= WHAT YOU HAVE TO DO =
Copy the data that follows exactly. Include no pictures.
---
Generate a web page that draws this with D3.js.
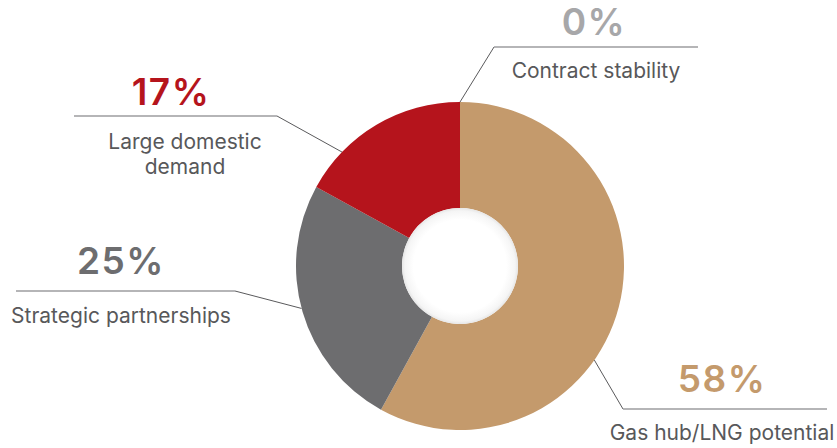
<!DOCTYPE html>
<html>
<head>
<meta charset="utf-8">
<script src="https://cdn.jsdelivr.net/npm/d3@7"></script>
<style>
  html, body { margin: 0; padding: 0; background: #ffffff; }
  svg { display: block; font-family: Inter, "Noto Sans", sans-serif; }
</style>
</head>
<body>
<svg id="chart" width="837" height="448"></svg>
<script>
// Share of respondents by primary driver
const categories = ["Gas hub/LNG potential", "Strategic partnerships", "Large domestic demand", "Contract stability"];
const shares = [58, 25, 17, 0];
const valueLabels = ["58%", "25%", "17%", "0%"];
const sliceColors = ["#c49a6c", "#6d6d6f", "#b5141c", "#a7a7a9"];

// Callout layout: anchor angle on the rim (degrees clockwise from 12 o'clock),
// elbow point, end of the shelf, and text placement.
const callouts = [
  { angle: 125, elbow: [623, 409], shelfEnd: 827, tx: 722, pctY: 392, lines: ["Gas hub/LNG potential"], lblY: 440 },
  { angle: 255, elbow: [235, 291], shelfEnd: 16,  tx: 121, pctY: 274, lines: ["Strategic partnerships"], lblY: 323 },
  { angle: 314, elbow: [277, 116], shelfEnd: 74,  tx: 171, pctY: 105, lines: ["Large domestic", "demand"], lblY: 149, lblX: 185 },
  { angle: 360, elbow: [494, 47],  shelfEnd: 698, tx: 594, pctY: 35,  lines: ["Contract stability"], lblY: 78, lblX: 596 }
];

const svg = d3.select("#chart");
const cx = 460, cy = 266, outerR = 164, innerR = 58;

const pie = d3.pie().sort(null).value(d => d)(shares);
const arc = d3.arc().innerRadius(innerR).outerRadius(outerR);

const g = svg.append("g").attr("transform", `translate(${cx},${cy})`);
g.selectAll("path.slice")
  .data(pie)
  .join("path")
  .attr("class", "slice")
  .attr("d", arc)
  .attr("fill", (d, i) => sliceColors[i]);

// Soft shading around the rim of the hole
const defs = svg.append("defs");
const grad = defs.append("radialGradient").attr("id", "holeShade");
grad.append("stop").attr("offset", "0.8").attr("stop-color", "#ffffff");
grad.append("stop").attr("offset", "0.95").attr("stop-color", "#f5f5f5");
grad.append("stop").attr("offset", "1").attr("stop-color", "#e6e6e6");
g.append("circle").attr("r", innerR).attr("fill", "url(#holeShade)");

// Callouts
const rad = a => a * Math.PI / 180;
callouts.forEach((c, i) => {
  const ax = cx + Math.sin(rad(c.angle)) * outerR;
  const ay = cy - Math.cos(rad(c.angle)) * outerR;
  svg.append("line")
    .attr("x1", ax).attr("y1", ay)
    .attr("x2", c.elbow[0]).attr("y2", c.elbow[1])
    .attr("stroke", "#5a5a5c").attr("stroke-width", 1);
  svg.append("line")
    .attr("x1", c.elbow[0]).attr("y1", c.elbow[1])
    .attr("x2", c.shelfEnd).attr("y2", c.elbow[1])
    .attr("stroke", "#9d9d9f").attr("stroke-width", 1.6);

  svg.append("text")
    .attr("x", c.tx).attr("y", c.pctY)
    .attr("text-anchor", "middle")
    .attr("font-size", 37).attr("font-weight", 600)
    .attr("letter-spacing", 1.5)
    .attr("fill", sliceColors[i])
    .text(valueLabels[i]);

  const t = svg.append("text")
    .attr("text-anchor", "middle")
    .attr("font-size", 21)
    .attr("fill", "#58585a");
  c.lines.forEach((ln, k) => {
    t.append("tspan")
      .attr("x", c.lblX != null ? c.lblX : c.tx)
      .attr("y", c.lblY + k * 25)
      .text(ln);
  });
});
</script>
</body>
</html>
---
= PROBLEM SOLUTION =
Generate a web page that draws this with D3.js.
<!DOCTYPE html>
<html>
<head>
<meta charset="utf-8">
<script src="https://cdn.jsdelivr.net/npm/d3@7"></script>
<style>
  html, body { margin: 0; padding: 0; background: #ffffff; }
  svg { display: block; font-family: Inter, "Noto Sans", sans-serif; }
</style>
</head>
<body>
<svg id="chart" width="837" height="448"></svg>
<script>
// Share of respondents by primary driver
const categories = ["Gas hub/LNG potential", "Strategic partnerships", "Large domestic demand", "Contract stability"];
const shares = [58, 25, 17, 0];
const valueLabels = ["58%", "25%", "17%", "0%"];
const sliceColors = ["#c49a6c", "#6d6d6f", "#b5141c", "#a7a7a9"];

// Callout layout: anchor angle on the rim (degrees clockwise from 12 o'clock),
// elbow point, end of the shelf, and text placement.
const callouts = [
  { angle: 125, elbow: [623, 409], shelfEnd: 827, tx: 722, pctY: 392, lines: ["Gas hub/LNG potential"], lblY: 440 },
  { angle: 255, elbow: [235, 291], shelfEnd: 16,  tx: 121, pctY: 274, lines: ["Strategic partnerships"], lblY: 323 },
  { angle: 314, elbow: [277, 116], shelfEnd: 74,  tx: 171, pctY: 105, lines: ["Large domestic", "demand"], lblY: 149, lblX: 185 },
  { angle: 360, elbow: [494, 47],  shelfEnd: 698, tx: 594, pctY: 35,  lines: ["Contract stability"], lblY: 78, lblX: 596 }
];

const svg = d3.select("#chart");
const cx = 460, cy = 266, outerR = 164, innerR = 58;

const pie = d3.pie().sort(null).value(d => d)(shares);
const arc = d3.arc().innerRadius(innerR).outerRadius(outerR);

const g = svg.append("g").attr("transform", `translate(${cx},${cy})`);
g.selectAll("path.slice")
  .data(pie)
  .join("path")
  .attr("class", "slice")
  .attr("d", arc)
  .attr("fill", (d, i) => sliceColors[i]);

// Soft shading around the rim of the hole
const defs = svg.append("defs");
const grad = defs.append("radialGradient").attr("id", "holeShade");
grad.append("stop").attr("offset", "0.8").attr("stop-color", "#ffffff");
grad.append("stop").attr("offset", "0.95").attr("stop-color", "#f5f5f5");
grad.append("stop").attr("offset", "1").attr("stop-color", "#e6e6e6");
g.append("circle").attr("r", innerR).attr("fill", "url(#holeShade)");

// Callouts
const rad = a => a * Math.PI / 180;
callouts.forEach((c, i) => {
  const ax = cx + Math.sin(rad(c.angle)) * outerR;
  const ay = cy - Math.cos(rad(c.angle)) * outerR;
  svg.append("line")
    .attr("x1", ax).attr("y1", ay)
    .attr("x2", c.elbow[0]).attr("y2", c.elbow[1])
    .attr("stroke", "#5a5a5c").attr("stroke-width", 1);
  svg.append("line")
    .attr("x1", c.elbow[0]).attr("y1", c.elbow[1])
    .attr("x2", c.shelfEnd).attr("y2", c.elbow[1])
    .attr("stroke", "#9d9d9f").attr("stroke-width", 1.6);

  svg.append("text")
    .attr("x", c.tx).attr("y", c.pctY)
    .attr("text-anchor", "middle")
    .attr("font-size", 37).attr("font-weight", 600)
    .attr("letter-spacing", 1.5)
    .attr("fill", sliceColors[i])
    .text(valueLabels[i]);

  const t = svg.append("text")
    .attr("text-anchor", "middle")
    .attr("font-size", 21)
    .attr("fill", "#58585a");
  c.lines.forEach((ln, k) => {
    t.append("tspan")
      .attr("x", c.lblX != null ? c.lblX : c.tx)
      .attr("y", c.lblY + k * 25)
      .text(ln);
  });
});
</script>
</body>
</html>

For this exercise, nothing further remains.